*** Available data
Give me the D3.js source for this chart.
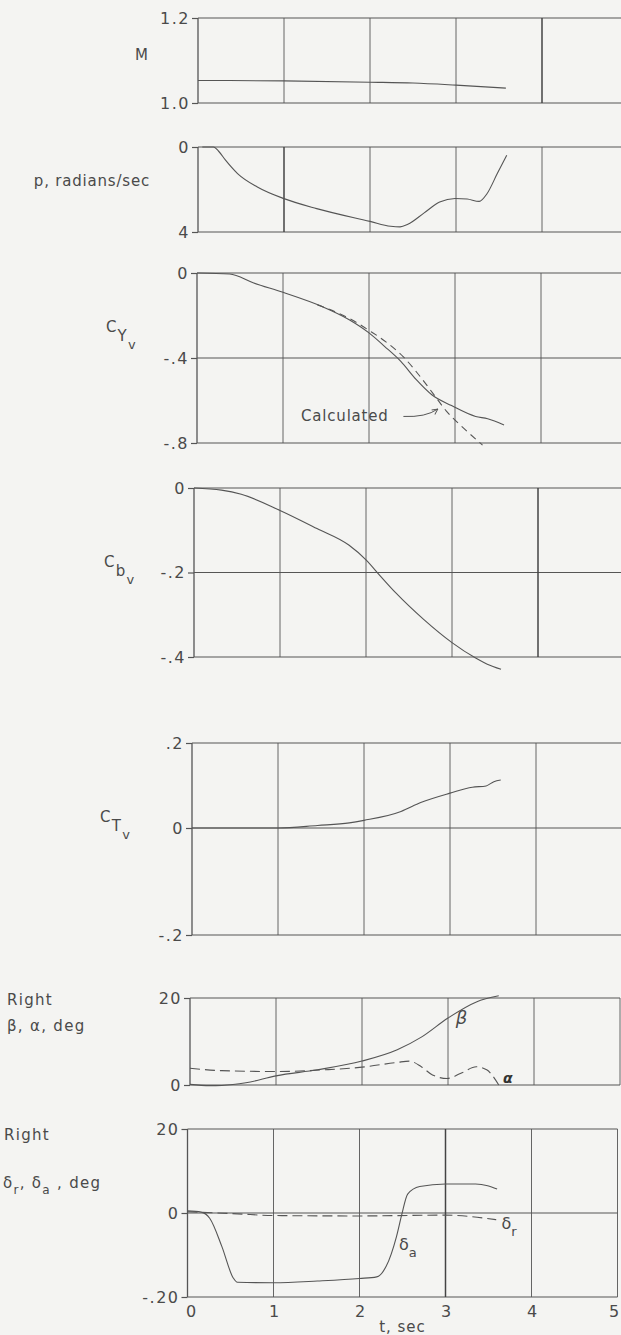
<!DOCTYPE html>
<html>
<head>
<meta charset="utf-8">
<script src="https://cdn.jsdelivr.net/npm/d3@7"></script>
<style>
  body { margin: 0; background: #f4f4f2; }
  svg { display: block; font-family: "DejaVu Sans", sans-serif; }
</style>
</head>
<body>
<svg id="chart" width="621" height="1335"></svg>
<script>
// time axis, sec
const timeTicks = [0, 1, 2, 3, 4, 5];
const timeTickLabels = ["0", "1", "2", "3", "4", "5"];

// Mach number
const machTime = [0, 1, 2, 2.5, 3, 3.58];
const machValue = [1.053, 1.052, 1.049, 1.047, 1.042, 1.035];

// rolling velocity p, radians/sec (0 at top, 4 at bottom)
const rollTime = [0.05, 0.18, 0.24, 0.32, 0.46, 0.69, 1.0, 1.38, 2.0, 2.24, 2.35, 2.44, 2.63, 2.81, 2.99, 3.13, 3.27, 3.36, 3.48, 3.59];
const rollValue = [0, 0, 0.2, 0.62, 1.25, 1.88, 2.43, 2.9, 3.5, 3.73, 3.76, 3.64, 3.1, 2.59, 2.42, 2.45, 2.56, 2.2, 1.25, 0.39];

// side force coefficient, measured and calculated
const cyTime = [0, 0.38, 0.66, 1, 1.45, 1.77, 2, 2.18, 2.37, 2.55, 2.73, 2.96, 3.24, 3.38, 3.57];
const cyValue = [0, -0.005, -0.047, -0.091, -0.157, -0.22, -0.282, -0.345, -0.416, -0.502, -0.573, -0.624, -0.675, -0.686, -0.715];
const cyCalcTime = [1.4, 1.8, 2.0, 2.2, 2.4, 2.6, 2.75, 2.9, 3.1, 3.32];
const cyCalcValue = [-0.15, -0.22, -0.27, -0.325, -0.395, -0.49, -0.57, -0.65, -0.73, -0.81];

// bending moment coefficient
const cbTime = [0, 0.32, 0.55, 1, 1.43, 1.8, 2, 2.17, 2.35, 2.67, 3, 3.27, 3.41, 3.57];
const cbValue = [0, -0.005, -0.015, -0.053, -0.096, -0.135, -0.17, -0.209, -0.249, -0.311, -0.366, -0.402, -0.417, -0.429];

// torsion coefficient
const ctTime = [0, 1, 1.46, 1.83, 2, 2.43, 2.66, 3, 3.26, 3.42, 3.51, 3.59];
const ctValue = [0, 0, 0.006, 0.012, 0.018, 0.039, 0.06, 0.082, 0.096, 0.099, 0.109, 0.113];

// sideslip and angle of attack, deg
const betaTime = [0, 0.23, 0.37, 0.65, 1, 1.48, 2, 2.41, 2.69, 3, 3.33, 3.59];
const betaValue = [0.15, -0.15, -0.1, 0.5, 2.1, 3.5, 5.5, 8.1, 11, 15.4, 19.1, 20.5];
const alphaTime = [0, 0.37, 1.02, 1.57, 2, 2.41, 2.55, 2.69, 2.82, 2.99, 3.15, 3.33, 3.45, 3.59];
const alphaValue = [3.85, 3.3, 3.1, 3.5, 4.1, 5.2, 5.5, 4.2, 2.3, 1.5, 2.7, 4.2, 3.5, 0];

// rudder and aileron deflection, deg
const aileronTime = [0, 0.16, 0.26, 0.4, 0.53, 0.58, 1, 1.51, 2, 2.2, 2.31, 2.43, 2.49, 2.56, 2.7, 3, 3.35, 3.49, 3.6];
const aileronValue = [0.5, 0.2, -1.3, -8, -15.4, -16.5, -16.6, -16.2, -15.6, -15.2, -12.7, -5.6, -0.5, 4.5, 6.3, 6.9, 6.9, 6.5, 5.7];
const rudderTime = [0, 0.58, 1, 2, 3, 3.59];
const rudderValue = [0.3, -0.2, -0.6, -0.7, -0.5, -1.6];

// y tick values / labels per panel
const machTicks = [1.2, 1.0], machTickLabels = ["1.2", "1.0"];
const rollTicks = [0, 4], rollTickLabels = ["0", "4"];
const cyTicks = [0, -0.4, -0.8], cyTickLabels = ["0", "-.4", "-.8"];
const cbTicks = [0, -0.2, -0.4], cbTickLabels = ["0", "-.2", "-.4"];
const ctTicks = [0.2, 0, -0.2], ctTickLabels = [".2", "0", "-.2"];
const angleTicks = [20, 0], angleTickLabels = ["20", "0"];
const deflTicks = [20, 0, -20], deflTickLabels = ["20", "0", "-.20"];

const zip = (t, v) => t.map((d, i) => [d, v[i]]);

const svg = d3.select("#chart");
const ink = "#555";
const secWidth = 86;

// layout of the stacked panels (scan drifts a little to the left going down)
const panels = [
  { left: 198, yDomain: [1.0, 1.2], yRange: [103, 18], ticks: machTicks, labels: machTickLabels, heavy: 4,
    series: [{ data: zip(machTime, machValue) }] },
  { left: 198, yDomain: [0, 4], yRange: [147, 232], ticks: rollTicks, labels: rollTickLabels, heavy: 1,
    series: [{ data: zip(rollTime, rollValue) }] },
  { left: 197, yDomain: [-0.8, 0], yRange: [443, 273], ticks: cyTicks, labels: cyTickLabels,
    series: [{ data: zip(cyTime, cyValue) }, { data: zip(cyCalcTime, cyCalcValue), dash: "7,5" }] },
  { left: 194, yDomain: [-0.4, 0], yRange: [657, 488], ticks: cbTicks, labels: cbTickLabels, heavy: 4,
    series: [{ data: zip(cbTime, cbValue) }] },
  { left: 192, yDomain: [-0.2, 0, 0.2], yRange: [935, 828, 743], ticks: ctTicks, labels: ctTickLabels,
    series: [{ data: zip(ctTime, ctValue) }] },
  { left: 190, yDomain: [0, 20], yRange: [1085, 998], ticks: angleTicks, labels: angleTickLabels,
    series: [{ data: zip(betaTime, betaValue) }, { data: zip(alphaTime, alphaValue), dash: "10,5" }] },
  { left: 187.5, yDomain: [-20, 0, 20], yRange: [1297, 1213, 1129], ticks: deflTicks, labels: deflTickLabels, heavy: 3,
    series: [{ data: zip(aileronTime, aileronValue) }, { data: zip(rudderTime, rudderValue), dash: "10,5" }] }
];

panels.forEach((p, idx) => {
  const x = d3.scaleLinear().domain([0, 5]).range([p.left, p.left + 5 * secWidth]);
  const y = d3.scaleLinear().domain(p.yDomain).range(p.yRange);
  p.x = x; p.y = y;
  const g = svg.append("g");
  const top = d3.min(p.yRange), bottom = d3.max(p.yRange);

  // horizontal lines at each tick (frame top/bottom included)
  g.selectAll(".hgrid").data(p.ticks).join("line")
    .attr("x1", x(0)).attr("x2", x(5))
    .attr("y1", d => y(d)).attr("y2", d => y(d))
    .attr("stroke", ink).attr("stroke-width", 1.2);

  // vertical lines every second
  g.selectAll(".vgrid").data(timeTicks).join("line")
    .attr("x1", d => x(d)).attr("x2", d => x(d))
    .attr("y1", top).attr("y2", bottom)
    .attr("stroke", d => d === p.heavy ? "#444" : ink)
    .attr("stroke-width", d => d === p.heavy ? 1.5 : (d === 0 ? 1.3 : 0.9));

  // left axis: short ticks and labels
  const axis = g.append("g")
    .attr("transform", `translate(${x(0)},0)`)
    .call(d3.axisLeft(y).tickValues(p.ticks).tickSize(6).tickPadding(2)
      .tickFormat((d, i) => p.labels[i]));
  axis.select(".domain").remove();
  axis.selectAll("line").attr("stroke", ink).attr("stroke-width", 1.2);
  axis.selectAll("text").attr("fill", "#4a4a4a").attr("font-size", 16)
    .attr("letter-spacing", 1.5).attr("font-family", "DejaVu Sans");

  // curves
  const line = d3.line().x(d => x(d[0])).y(d => y(d[1])).curve(d3.curveMonotoneX);
  p.series.forEach(s => {
    g.append("path").datum(s.data)
      .attr("fill", "none").attr("stroke", "#555").attr("stroke-width", 1.1)
      .attr("stroke-dasharray", s.dash || null)
      .attr("d", line);
  });

  // bottom time axis on the last panel
  if (idx === panels.length - 1) {
    const xa = g.append("g").attr("transform", `translate(0,${bottom})`)
      .call(d3.axisBottom(x).tickValues(timeTicks).tickSize(0).tickPadding(9)
        .tickFormat((d, i) => timeTickLabels[i]));
    xa.select(".domain").remove();
    xa.selectAll("text").attr("fill", "#4a4a4a").attr("font-size", 16).attr("font-family", "DejaVu Sans")
      .attr("dx", d => d === 5 ? -4 : (d === 0 ? 3 : 0));
    g.append("text").attr("x", x(2.5)).attr("y", 1332).attr("text-anchor", "middle")
      .attr("fill", "#4a4a4a").attr("font-size", 15).attr("letter-spacing", 1).text("t, sec");
  }
});

// left-hand quantity labels
const lab = svg.append("g").attr("fill", "#4a4a4a").attr("font-size", 15).attr("letter-spacing", 1.3);
lab.append("text").attr("x", 135).attr("y", 60).text("M");
lab.append("text").attr("x", 150).attr("y", 186).attr("text-anchor", "end").attr("letter-spacing", 0.8).text("p, radians/sec");

function coefLabel(x0, y0, sub) {
  const t = lab.append("text").attr("x", x0).attr("y", y0);
  t.append("tspan").text("C");
  t.append("tspan").attr("dy", 9).attr("font-size", 15).text(sub);
  t.append("tspan").attr("dy", 8).attr("font-size", 13).text("v");
}
coefLabel(106, 332, "Y");
coefLabel(104, 567, "b");
coefLabel(100, 822, "T");

lab.append("text").attr("x", 7).attr("y", 1005).text("Right");
lab.append("text").attr("x", 7).attr("y", 1031).text("β, α, deg");
lab.append("text").attr("x", 4).attr("y", 1140).text("Right");
const dl = lab.append("text").attr("x", 3).attr("y", 1188);
dl.append("tspan").text("δ");
dl.append("tspan").attr("dy", 6).attr("font-size", 12).text("r");
dl.append("tspan").attr("dy", -6).text(", δ");
dl.append("tspan").attr("dy", 6).attr("font-size", 12).text("a");
dl.append("tspan").attr("dy", -6).text(" , deg");

// curve annotations, placed in data coordinates
const cy = panels[2], ang = panels[5], defl = panels[6];
svg.append("text").attr("x", cy.x(1.21)).attr("y", cy.y(-0.695))
  .attr("fill", "#4a4a4a").attr("font-size", 15).attr("letter-spacing", 0.8).text("Calculated");

svg.append("defs").append("marker").attr("id", "arr")
  .attr("viewBox", "0 0 10 10").attr("refX", 9).attr("refY", 5)
  .attr("markerWidth", 7).attr("markerHeight", 7).attr("orient", "auto")
  .append("path").attr("d", "M1,1 L9,5 L1,9").attr("fill", "none").attr("stroke", ink).attr("stroke-width", 1.3);
const a0 = [cy.x(2.4), cy.y(-0.675)], a1 = [cy.x(2.8), cy.y(-0.64)];
svg.append("path")
  .attr("d", `M${a0[0]},${a0[1]} Q${a1[0] - 12},${a0[1] + 1} ${a1[0]},${a1[1]}`)
  .attr("fill", "none").attr("stroke", ink).attr("stroke-width", 1).attr("marker-end", "url(#arr)");

svg.append("text").attr("x", ang.x(3.09)).attr("y", ang.y(14))
  .attr("fill", "#4a4a4a").attr("font-size", 18).attr("font-style", "italic").text("β");
svg.append("text").attr("x", ang.x(3.64)).attr("y", ang.y(0.5))
  .attr("fill", "#333").attr("font-size", 14).attr("font-weight", "bold").attr("font-style", "italic").text("α");

const da = svg.append("text").attr("x", defl.x(2.46)).attr("y", defl.y(-8.8))
  .attr("fill", "#4a4a4a").attr("font-size", 16);
da.append("tspan").text("δ");
da.append("tspan").attr("dy", 7).attr("font-size", 13).text("a");
const dr = svg.append("text").attr("x", defl.x(3.65)).attr("y", defl.y(-3.8))
  .attr("fill", "#4a4a4a").attr("font-size", 16);
dr.append("tspan").text("δ");
dr.append("tspan").attr("dy", 7).attr("font-size", 13).text("r");
</script>
</body>
</html>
******
_Exercise requirements_
Repeat the lines above, starting at the first and stopping after the line that holds "-0.65, -0.73, -0.81];", with the pictures left out.

_Exercise response_
Give me the D3.js source for this chart.
<!DOCTYPE html>
<html>
<head>
<meta charset="utf-8">
<script src="https://cdn.jsdelivr.net/npm/d3@7"></script>
<style>
  body { margin: 0; background: #f4f4f2; }
  svg { display: block; font-family: "DejaVu Sans", sans-serif; }
</style>
</head>
<body>
<svg id="chart" width="621" height="1335"></svg>
<script>
// time axis, sec
const timeTicks = [0, 1, 2, 3, 4, 5];
const timeTickLabels = ["0", "1", "2", "3", "4", "5"];

// Mach number
const machTime = [0, 1, 2, 2.5, 3, 3.58];
const machValue = [1.053, 1.052, 1.049, 1.047, 1.042, 1.035];

// rolling velocity p, radians/sec (0 at top, 4 at bottom)
const rollTime = [0.05, 0.18, 0.24, 0.32, 0.46, 0.69, 1.0, 1.38, 2.0, 2.24, 2.35, 2.44, 2.63, 2.81, 2.99, 3.13, 3.27, 3.36, 3.48, 3.59];
const rollValue = [0, 0, 0.2, 0.62, 1.25, 1.88, 2.43, 2.9, 3.5, 3.73, 3.76, 3.64, 3.1, 2.59, 2.42, 2.45, 2.56, 2.2, 1.25, 0.39];

// side force coefficient, measured and calculated
const cyTime = [0, 0.38, 0.66, 1, 1.45, 1.77, 2, 2.18, 2.37, 2.55, 2.73, 2.96, 3.24, 3.38, 3.57];
const cyValue = [0, -0.005, -0.047, -0.091, -0.157, -0.22, -0.282, -0.345, -0.416, -0.502, -0.573, -0.624, -0.675, -0.686, -0.715];
const cyCalcTime = [1.4, 1.8, 2.0, 2.2, 2.4, 2.6, 2.75, 2.9, 3.1, 3.32];
const cyCalcValue = [-0.15, -0.22, -0.27, -0.325, -0.395, -0.49, -0.57, -0.65, -0.73, -0.81];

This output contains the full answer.